The Blue & Gray Press

The University of Mary Washington Student Newspaper

Hurley to Retire in May

3 min read

Miles Dumville/Bullet

After nearly 10 years at Mary Washington, Executive Vice President Rick Hurley announced on Oct. 29 that he will retire from the university this coming May.

“I feel like I work really hard and I wanted to save some of my younger years for exploring my opportunities and having fun,” Hurley said.

Though the decision may have seemed sudden, Hurley had planned to retire last year but decided against it when the economy started to decline.

“It was difficult to be thinking all your life that you will retire at 62 and then you can’t,” Hurley said.

Now that the economy has begun to recover, he said retirement is a possibility again.

This year marks Hurley’s 25th year as a chief financial official in Virginia. This milestone and the completion of both the university’s Strategic and Master Plans will round out his career in higher education.

“I will feel that I’ve accomplished something,” Hurley said of the Master Plan.

President Judy Hample will be in charge of finding his replacement and will begin this process in the coming weeks.

“I’ve tried in vain to convince Mr. Hurley to stay at UMW,” Hample said. “He will be sorely missed as he handles a wide range of responsibilities.”

Other members of the Mary Washington community echoed Hample’s sentiments.

“With his retirement, we are losing a great deal of institutional knowledge about Mary Washington, its faculty and students,” Historic Preservation Department Chair Douglas Sanford said.

Jeff Rountree, CEO of the UMW Foundation, said, “[Hurley] has always had a good, open mind and a willingness to take on difficult challenges while never losing sight of the institution’s priorities.”

Hurley does not have specific plans for his retirement, but he would like to get involved with work outside of higher education so he can have more time to be with his family and pursue other interests.

“I like doing project management work. I like getting things done…I don’t think I can do nothing,” he said.

“Of course, administrators, like faculty, need to move on when they feel the time is right, and I hope that Rick enjoys his retirement,” English, Linguistics and Communication Department Chair Teresa Kennedy said.

During his decade at Mary Washington Hurley served as the university’s financial officer. He was also prominently involved with public safety, human resources, business operations and a number of school-wide projects, according to a statement from Hample.

Prior to UMW, Hurley worked at Longwood University as vice president for administration and finance from 1985 through 2000.

Hurley believes that his most important contribution to UMW was to increase the university’s reserves from $900,000 in 2000 to several million dollars today.

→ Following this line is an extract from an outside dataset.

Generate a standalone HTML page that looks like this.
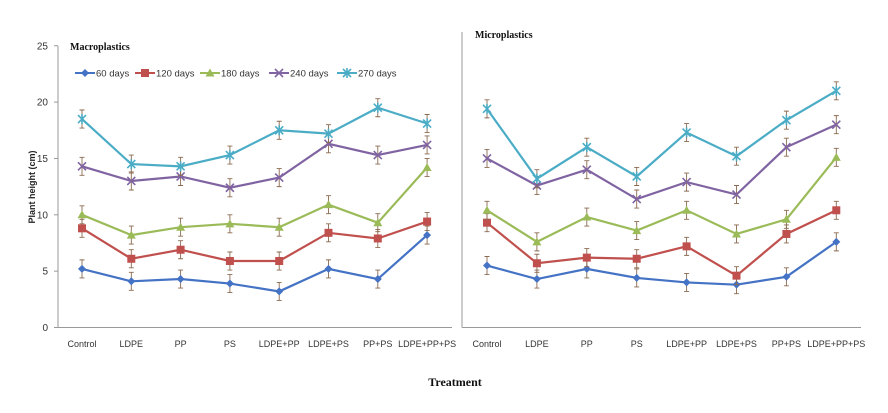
<!DOCTYPE html>
<html><head><meta charset="utf-8"><style>
html,body{margin:0;padding:0;background:#fff;}
svg{display:block;font-family:"Liberation Sans",sans-serif;}
</style></head><body>
<svg id="chart" width="888" height="413" viewBox="0 0 888 413" xmlns="http://www.w3.org/2000/svg">
<text transform="translate(35,187) rotate(-90)" text-anchor="middle" font-size="9" font-weight="bold" fill="#222">Plant height (cm)</text>
<text x="455" y="386" text-anchor="middle" font-family="Liberation Serif,serif" font-size="12" font-weight="bold" fill="#111">Treatment</text>
<text x="70" y="50" font-family="Liberation Serif,serif" font-size="10" font-weight="bold" fill="#111">Macroplastics</text>
<text x="475" y="38" font-family="Liberation Serif,serif" font-size="10" font-weight="bold" fill="#111">Microplastics</text>
</svg>
<script>
const categories=["Control","LDPE","PP","PS","LDPE+PP","LDPE+PS","PP+PS","LDPE+PP+PS"];
const seriesNames=["60 days","120 days","180 days","240 days","270 days"];
const yTicks=[0,5,10,15,20,25];
const macro60=[5.2,4.1,4.3,3.9,3.2,5.2,4.3,8.2];
const macro120=[8.8,6.1,6.9,5.9,5.9,8.4,7.9,9.4];
const macro180=[10.0,8.2,8.9,9.2,8.9,10.9,9.3,14.2];
const macro240=[14.3,13.0,13.4,12.4,13.3,16.3,15.3,16.2];
const macro270=[18.5,14.5,14.3,15.3,17.5,17.2,19.5,18.1];
const micro60=[5.5,4.3,5.2,4.4,4.0,3.8,4.5,7.6];
const micro120=[9.3,5.7,6.2,6.1,7.2,4.6,8.3,10.4];
const micro180=[10.4,7.6,9.8,8.6,10.4,8.3,9.6,15.1];
const micro240=[15.0,12.6,14.0,11.4,12.9,11.8,16.0,18.0];
const micro270=[19.4,13.2,16.0,13.4,17.3,15.2,18.4,21.0];
const errorBar=0.8;

const colors=["#4472C4","#C0504D","#9BBB59","#8064A2","#4BACC6"];
const markers=["diamond","square","triangle","x","star"];
const NS="http://www.w3.org/2000/svg";
const svg=document.getElementById('chart');
function mk(tag,attrs,parent){const e=document.createElementNS(NS,tag);for(const k in attrs)e.setAttribute(k,attrs[k]);(parent||svg).appendChild(e);return e;}
const y0=327.5,pxPerUnit=11.27;
function yScale(v){return y0-v*pxPerUnit;}

function marker(g,type,x,y,c){
  let m;
  if(type==="diamond")m=mk('polygon',{points:`${x},${y-4} ${x+4},${y} ${x},${y+4} ${x-4},${y}`,fill:c},g);
  else if(type==="square")m=mk('rect',{x:x-4,y:y-4,width:8,height:8,fill:c},g);
  else if(type==="triangle")m=mk('polygon',{points:`${x},${y-4.5} ${x+4.5},${y+3.5} ${x-4.5},${y+3.5}`,fill:c},g);
  else {
    m=mk('path',{d:`M${x-4},${y-4}L${x+4},${y+4}M${x-4},${y+4}L${x+4},${y-4}`+(type==="star"?`M${x},${y-5}L${x},${y+5}`:''),stroke:c,'stroke-width':1.6,fill:'none'},g);
  }
  
  
}

function panel(name,axisX,left,right,xs,seriesList,showTicks,showLegend,axisTop){
  const g=mk('g',{});
  
  
  const ax=mk('line',{x1:axisX,y1:axisTop,x2:axisX,y2:y0,stroke:'#999','stroke-width':1},g);
  
  
  const bx=mk('line',{x1:axisX,y1:y0,x2:right,y2:y0,stroke:'#999','stroke-width':1},g);
  
  
  if(showTicks){
    yTicks.forEach(t=>{
      const tk=mk('line',{x1:axisX-4,y1:yScale(t),x2:axisX,y2:yScale(t),stroke:'#999'},g);
      
      
      const tl=mk('text',{x:axisX-10,y:yScale(t)+3.5,'text-anchor':'end','font-size':10,fill:'#333'},g);
      tl.textContent=t;
      
      
    });
  }
  categories.forEach((c,i)=>{
    const t=mk('text',{x:xs(i),y:347,'text-anchor':'middle','font-size':9,fill:'#333'},g);
    t.textContent=c;
    
    
  });
  seriesList.forEach((vals,s)=>{
    const sg=mk('g',{},g);
    
    
    vals.forEach((v,i)=>{
      const eb=mk('path',{d:`M${xs(i)},${yScale(v+errorBar)}V${yScale(v-errorBar)}M${xs(i)-2.5},${yScale(v+errorBar)}H${xs(i)+2.5}M${xs(i)-2.5},${yScale(v-errorBar)}H${xs(i)+2.5}`,stroke:'#8a6a50','stroke-width':0.9,fill:'none'},sg);
      
      
    });
    const ln=mk('polyline',{points:vals.map((v,i)=>xs(i)+','+yScale(v)).join(' '),fill:'none',stroke:colors[s],'stroke-width':2.2},sg);
    
    
    vals.forEach((v,i)=>marker(sg,markers[s],xs(i),yScale(v),colors[s]));
  });
  if(showLegend){
    const lx=[75,135,200,269,337];
    seriesNames.forEach((n,s)=>{
      const lg=mk('g',{},g);
      
      
      mk('line',{x1:lx[s],y1:73,x2:lx[s]+20,y2:73,stroke:colors[s],'stroke-width':2},lg);
      marker(lg,markers[s],lx[s]+10,73,colors[s]);
      const t=mk('text',{x:lx[s]+21,y:76.5,'font-size':9.5,fill:'#333'},lg);
      t.textContent=n;
    });
  }
}
const macroX=i=>82+i*49.3;
const microX=i=>487+i*49.9;
panel('macro',58,58,452,macroX,[macro60,macro120,macro180,macro240,macro270],true,true,46);
panel('micro',462,462,861,microX,[micro60,micro120,micro180,micro240,micro270],false,false,32);
</script>
</body></html>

For him, some of the other highlights of his career have been his involvement in building projects, such as the indoor tennis complex, the fitness center, Lee Hall renovation and the campus parking deck.
“I really enjoy the process of thinking about a new building all the way through to opening it up,” he said.

In addition to his accomplishments over the course of his career, Hurley has enjoyed the opportunity to interact with his co-workers at Mary Washington. He will miss not only the challenges of his job, but also the social aspect.

Sanford said that he had enjoyed working with Hurley and would miss having him as a colleague.

“I found him to be someone with whom you could have a serious but relaxed conversation about business or academic matters; and then easily have a conversation about mutual interests, family or current events,” Sanford said.

He added, “We [the faculty] trusted Rick and felt that he respected us. I also know from conversations that he greatly cares about our students, takes pride in their accomplishments and enjoys seeing them in action here on campus and interacting with them.”
Kennedy shared this sentiment.

“I think that one can say that Rick is a beloved administrator, and will be deeply missed,” Kennedy said.